# WORK REQUIRED:
Transcribe every line from the top down to the line with "45, 43, 45, 48, 51, 49, 52, 55, 47]", both ends included, but not the pictures.
::: MATERIAL FOR THIS TASK
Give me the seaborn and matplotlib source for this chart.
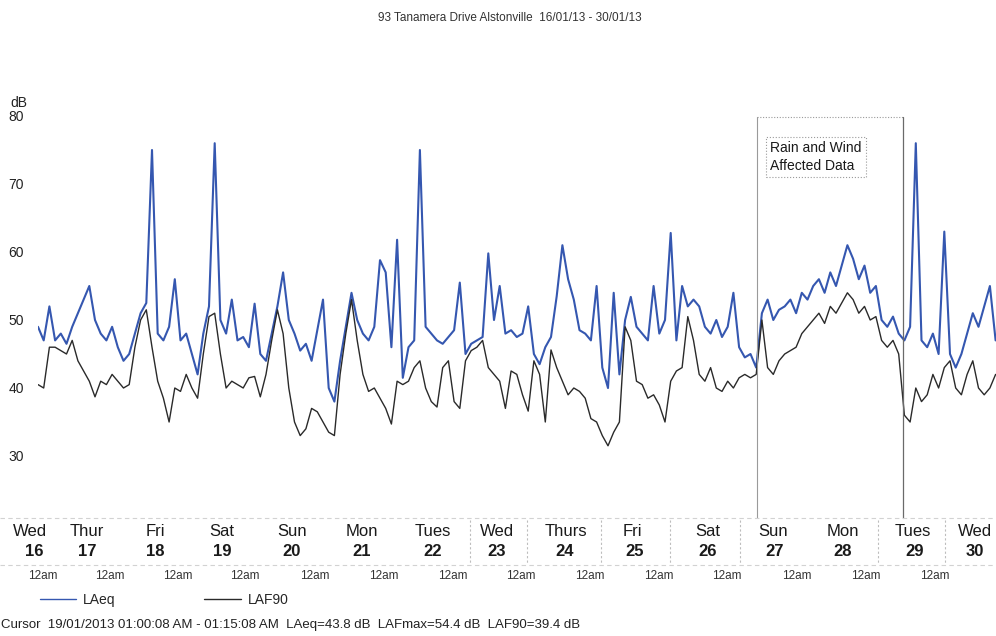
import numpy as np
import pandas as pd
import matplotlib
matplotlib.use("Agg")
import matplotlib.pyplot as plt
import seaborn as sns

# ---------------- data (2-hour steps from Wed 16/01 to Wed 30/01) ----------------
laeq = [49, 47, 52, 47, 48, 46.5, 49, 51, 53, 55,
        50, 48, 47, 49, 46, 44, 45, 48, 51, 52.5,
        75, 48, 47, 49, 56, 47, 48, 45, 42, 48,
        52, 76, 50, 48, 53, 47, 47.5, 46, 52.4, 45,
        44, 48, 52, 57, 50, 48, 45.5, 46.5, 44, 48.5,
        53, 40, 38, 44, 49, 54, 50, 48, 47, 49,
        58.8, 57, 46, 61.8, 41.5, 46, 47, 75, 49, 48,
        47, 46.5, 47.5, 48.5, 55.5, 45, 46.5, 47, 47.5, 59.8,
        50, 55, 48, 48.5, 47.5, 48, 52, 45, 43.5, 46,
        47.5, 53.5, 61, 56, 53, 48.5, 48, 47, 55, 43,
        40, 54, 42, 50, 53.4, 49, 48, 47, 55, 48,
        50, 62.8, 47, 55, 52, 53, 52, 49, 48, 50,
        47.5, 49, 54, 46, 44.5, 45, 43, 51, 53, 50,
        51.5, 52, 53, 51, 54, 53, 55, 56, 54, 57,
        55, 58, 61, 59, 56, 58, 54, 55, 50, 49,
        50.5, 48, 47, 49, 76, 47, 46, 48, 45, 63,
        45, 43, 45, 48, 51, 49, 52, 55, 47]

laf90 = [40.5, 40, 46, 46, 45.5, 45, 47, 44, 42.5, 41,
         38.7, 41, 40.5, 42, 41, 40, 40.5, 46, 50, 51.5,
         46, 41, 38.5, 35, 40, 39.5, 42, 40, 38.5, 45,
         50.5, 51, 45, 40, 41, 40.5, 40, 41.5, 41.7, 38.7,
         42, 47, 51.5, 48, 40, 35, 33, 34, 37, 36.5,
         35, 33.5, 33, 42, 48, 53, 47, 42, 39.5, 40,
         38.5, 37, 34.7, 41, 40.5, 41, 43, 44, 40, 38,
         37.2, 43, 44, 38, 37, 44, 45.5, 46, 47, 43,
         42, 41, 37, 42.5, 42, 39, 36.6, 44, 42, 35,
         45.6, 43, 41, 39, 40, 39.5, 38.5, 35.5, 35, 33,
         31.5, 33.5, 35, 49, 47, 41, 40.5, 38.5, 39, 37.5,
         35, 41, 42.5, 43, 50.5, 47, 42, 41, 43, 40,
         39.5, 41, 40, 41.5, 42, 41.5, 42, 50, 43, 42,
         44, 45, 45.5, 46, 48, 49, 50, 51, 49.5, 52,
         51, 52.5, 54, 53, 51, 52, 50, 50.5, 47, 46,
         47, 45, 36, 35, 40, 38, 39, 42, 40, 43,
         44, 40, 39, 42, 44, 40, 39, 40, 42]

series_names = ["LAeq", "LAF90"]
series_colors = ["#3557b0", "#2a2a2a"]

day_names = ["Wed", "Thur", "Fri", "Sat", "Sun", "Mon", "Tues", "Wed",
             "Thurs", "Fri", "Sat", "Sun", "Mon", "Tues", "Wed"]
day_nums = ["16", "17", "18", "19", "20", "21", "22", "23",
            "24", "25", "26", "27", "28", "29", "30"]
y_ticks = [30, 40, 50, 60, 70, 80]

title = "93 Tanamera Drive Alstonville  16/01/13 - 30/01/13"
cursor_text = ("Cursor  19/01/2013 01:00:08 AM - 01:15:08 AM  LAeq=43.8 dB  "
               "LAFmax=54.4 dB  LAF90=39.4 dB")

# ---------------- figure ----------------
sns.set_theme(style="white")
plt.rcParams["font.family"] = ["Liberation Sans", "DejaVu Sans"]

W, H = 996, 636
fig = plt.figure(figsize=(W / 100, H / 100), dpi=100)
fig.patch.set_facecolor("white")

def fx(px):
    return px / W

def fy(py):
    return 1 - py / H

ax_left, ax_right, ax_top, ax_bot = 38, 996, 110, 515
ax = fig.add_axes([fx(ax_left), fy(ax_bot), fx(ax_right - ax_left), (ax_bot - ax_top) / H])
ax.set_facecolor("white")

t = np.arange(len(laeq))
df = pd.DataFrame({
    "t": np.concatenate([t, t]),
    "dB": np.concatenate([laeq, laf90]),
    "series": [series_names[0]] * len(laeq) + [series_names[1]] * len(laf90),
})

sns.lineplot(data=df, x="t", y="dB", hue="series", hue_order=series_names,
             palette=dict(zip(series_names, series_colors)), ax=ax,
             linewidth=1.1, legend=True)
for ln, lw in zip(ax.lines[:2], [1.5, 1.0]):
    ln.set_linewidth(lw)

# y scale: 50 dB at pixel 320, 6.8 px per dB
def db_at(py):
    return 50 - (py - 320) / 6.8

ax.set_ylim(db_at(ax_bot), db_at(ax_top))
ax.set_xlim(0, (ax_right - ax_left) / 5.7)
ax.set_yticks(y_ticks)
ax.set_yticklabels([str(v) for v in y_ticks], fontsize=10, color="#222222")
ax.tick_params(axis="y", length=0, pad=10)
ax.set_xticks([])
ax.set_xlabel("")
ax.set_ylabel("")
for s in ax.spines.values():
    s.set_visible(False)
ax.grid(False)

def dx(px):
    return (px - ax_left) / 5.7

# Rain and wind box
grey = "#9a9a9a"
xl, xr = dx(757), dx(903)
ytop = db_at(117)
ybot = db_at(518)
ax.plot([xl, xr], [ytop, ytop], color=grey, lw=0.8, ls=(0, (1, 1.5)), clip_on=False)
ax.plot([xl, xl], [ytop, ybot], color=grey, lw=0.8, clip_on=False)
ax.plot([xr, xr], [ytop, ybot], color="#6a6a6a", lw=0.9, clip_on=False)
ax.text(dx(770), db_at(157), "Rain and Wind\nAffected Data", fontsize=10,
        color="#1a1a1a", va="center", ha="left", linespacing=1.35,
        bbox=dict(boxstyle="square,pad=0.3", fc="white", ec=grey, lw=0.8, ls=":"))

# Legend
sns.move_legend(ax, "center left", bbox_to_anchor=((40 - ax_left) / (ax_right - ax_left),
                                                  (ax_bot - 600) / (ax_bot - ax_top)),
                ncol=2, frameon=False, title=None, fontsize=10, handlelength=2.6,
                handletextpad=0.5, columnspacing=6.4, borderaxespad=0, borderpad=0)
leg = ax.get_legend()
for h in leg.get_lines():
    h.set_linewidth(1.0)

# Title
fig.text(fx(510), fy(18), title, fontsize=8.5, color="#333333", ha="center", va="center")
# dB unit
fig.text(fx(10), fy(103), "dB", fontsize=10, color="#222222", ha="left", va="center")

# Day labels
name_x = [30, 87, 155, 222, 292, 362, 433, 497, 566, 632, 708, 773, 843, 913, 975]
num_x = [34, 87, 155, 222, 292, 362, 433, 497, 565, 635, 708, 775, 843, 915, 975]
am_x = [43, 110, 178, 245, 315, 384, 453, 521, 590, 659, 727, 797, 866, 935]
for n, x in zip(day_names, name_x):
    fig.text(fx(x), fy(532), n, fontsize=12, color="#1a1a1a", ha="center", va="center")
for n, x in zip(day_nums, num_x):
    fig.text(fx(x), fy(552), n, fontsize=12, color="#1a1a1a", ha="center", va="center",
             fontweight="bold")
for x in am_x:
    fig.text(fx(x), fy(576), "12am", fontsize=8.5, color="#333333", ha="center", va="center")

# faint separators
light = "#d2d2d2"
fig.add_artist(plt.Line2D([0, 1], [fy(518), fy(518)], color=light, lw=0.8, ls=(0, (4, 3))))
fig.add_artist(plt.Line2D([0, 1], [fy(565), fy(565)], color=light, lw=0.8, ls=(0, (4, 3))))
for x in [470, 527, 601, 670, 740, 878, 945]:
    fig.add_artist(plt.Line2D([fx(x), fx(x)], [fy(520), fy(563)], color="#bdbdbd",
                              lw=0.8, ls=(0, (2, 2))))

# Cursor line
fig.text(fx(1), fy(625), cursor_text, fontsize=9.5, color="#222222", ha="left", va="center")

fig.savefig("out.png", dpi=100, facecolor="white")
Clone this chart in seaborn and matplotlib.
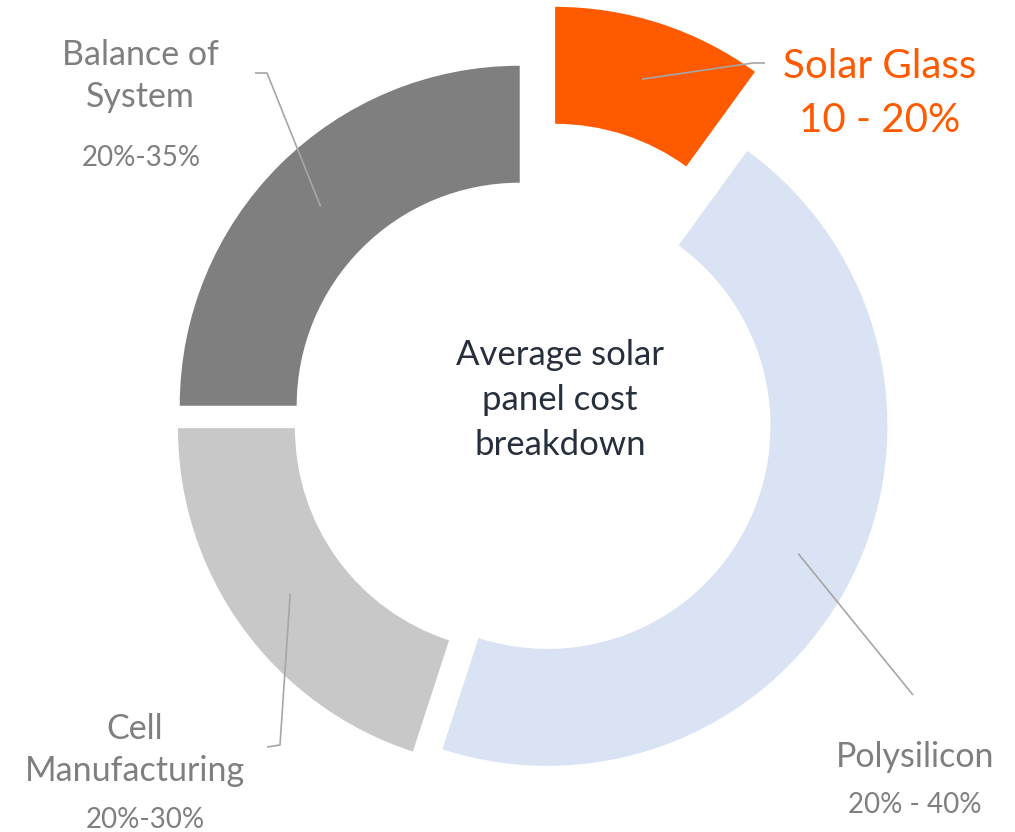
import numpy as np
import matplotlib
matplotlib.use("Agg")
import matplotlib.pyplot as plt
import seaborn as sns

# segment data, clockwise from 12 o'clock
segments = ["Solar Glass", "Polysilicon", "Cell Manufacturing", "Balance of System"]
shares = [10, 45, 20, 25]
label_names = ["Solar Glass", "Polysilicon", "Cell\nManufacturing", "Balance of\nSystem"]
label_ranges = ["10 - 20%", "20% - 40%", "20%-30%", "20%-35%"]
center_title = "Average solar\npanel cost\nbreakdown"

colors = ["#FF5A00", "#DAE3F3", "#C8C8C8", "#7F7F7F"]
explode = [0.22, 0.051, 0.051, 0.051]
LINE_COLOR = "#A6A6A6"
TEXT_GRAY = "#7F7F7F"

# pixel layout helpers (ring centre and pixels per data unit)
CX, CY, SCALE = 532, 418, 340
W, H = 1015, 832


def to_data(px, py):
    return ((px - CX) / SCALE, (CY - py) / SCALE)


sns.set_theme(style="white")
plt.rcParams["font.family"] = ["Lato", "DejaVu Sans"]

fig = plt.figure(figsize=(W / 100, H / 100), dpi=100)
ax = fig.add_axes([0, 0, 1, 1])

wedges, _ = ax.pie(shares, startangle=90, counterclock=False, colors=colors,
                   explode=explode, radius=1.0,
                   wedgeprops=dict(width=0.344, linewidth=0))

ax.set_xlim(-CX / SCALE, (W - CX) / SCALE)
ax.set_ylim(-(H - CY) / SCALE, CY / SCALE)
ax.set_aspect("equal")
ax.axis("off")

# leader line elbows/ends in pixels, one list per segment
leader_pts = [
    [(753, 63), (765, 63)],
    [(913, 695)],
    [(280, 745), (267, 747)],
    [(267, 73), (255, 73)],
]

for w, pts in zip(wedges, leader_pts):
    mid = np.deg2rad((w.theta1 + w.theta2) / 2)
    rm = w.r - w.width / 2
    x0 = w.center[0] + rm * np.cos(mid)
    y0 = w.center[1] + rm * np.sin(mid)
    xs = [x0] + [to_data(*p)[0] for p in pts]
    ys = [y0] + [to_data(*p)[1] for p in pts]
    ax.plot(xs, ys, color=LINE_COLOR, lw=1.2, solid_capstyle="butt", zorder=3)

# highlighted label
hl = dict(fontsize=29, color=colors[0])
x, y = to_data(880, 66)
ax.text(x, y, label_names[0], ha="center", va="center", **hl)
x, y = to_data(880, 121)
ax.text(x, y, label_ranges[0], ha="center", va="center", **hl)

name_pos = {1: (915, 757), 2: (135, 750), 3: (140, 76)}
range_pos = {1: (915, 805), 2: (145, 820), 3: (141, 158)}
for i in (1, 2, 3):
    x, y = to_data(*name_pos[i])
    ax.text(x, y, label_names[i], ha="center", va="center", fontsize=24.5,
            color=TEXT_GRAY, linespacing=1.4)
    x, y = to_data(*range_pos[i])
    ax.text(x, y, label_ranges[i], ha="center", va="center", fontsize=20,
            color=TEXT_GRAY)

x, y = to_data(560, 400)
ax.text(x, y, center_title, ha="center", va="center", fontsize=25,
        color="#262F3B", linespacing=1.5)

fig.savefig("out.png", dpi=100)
::::::
# SOLUTION TO THE EXERCISE:
Give me the seaborn and matplotlib source for this chart.
import numpy as np
import pandas as pd
import matplotlib
matplotlib.use("Agg")
import matplotlib.pyplot as plt
import seaborn as sns

# ---------------- data (2-hour steps from Wed 16/01 to Wed 30/01) ----------------
laeq = [49, 47, 52, 47, 48, 46.5, 49, 51, 53, 55,
        50, 48, 47, 49, 46, 44, 45, 48, 51, 52.5,
        75, 48, 47, 49, 56, 47, 48, 45, 42, 48,
        52, 76, 50, 48, 53, 47, 47.5, 46, 52.4, 45,
        44, 48, 52, 57, 50, 48, 45.5, 46.5, 44, 48.5,
        53, 40, 38, 44, 49, 54, 50, 48, 47, 49,
        58.8, 57, 46, 61.8, 41.5, 46, 47, 75, 49, 48,
        47, 46.5, 47.5, 48.5, 55.5, 45, 46.5, 47, 47.5, 59.8,
        50, 55, 48, 48.5, 47.5, 48, 52, 45, 43.5, 46,
        47.5, 53.5, 61, 56, 53, 48.5, 48, 47, 55, 43,
        40, 54, 42, 50, 53.4, 49, 48, 47, 55, 48,
        50, 62.8, 47, 55, 52, 53, 52, 49, 48, 50,
        47.5, 49, 54, 46, 44.5, 45, 43, 51, 53, 50,
        51.5, 52, 53, 51, 54, 53, 55, 56, 54, 57,
        55, 58, 61, 59, 56, 58, 54, 55, 50, 49,
        50.5, 48, 47, 49, 76, 47, 46, 48, 45, 63,
        45, 43, 45, 48, 51, 49, 52, 55, 47]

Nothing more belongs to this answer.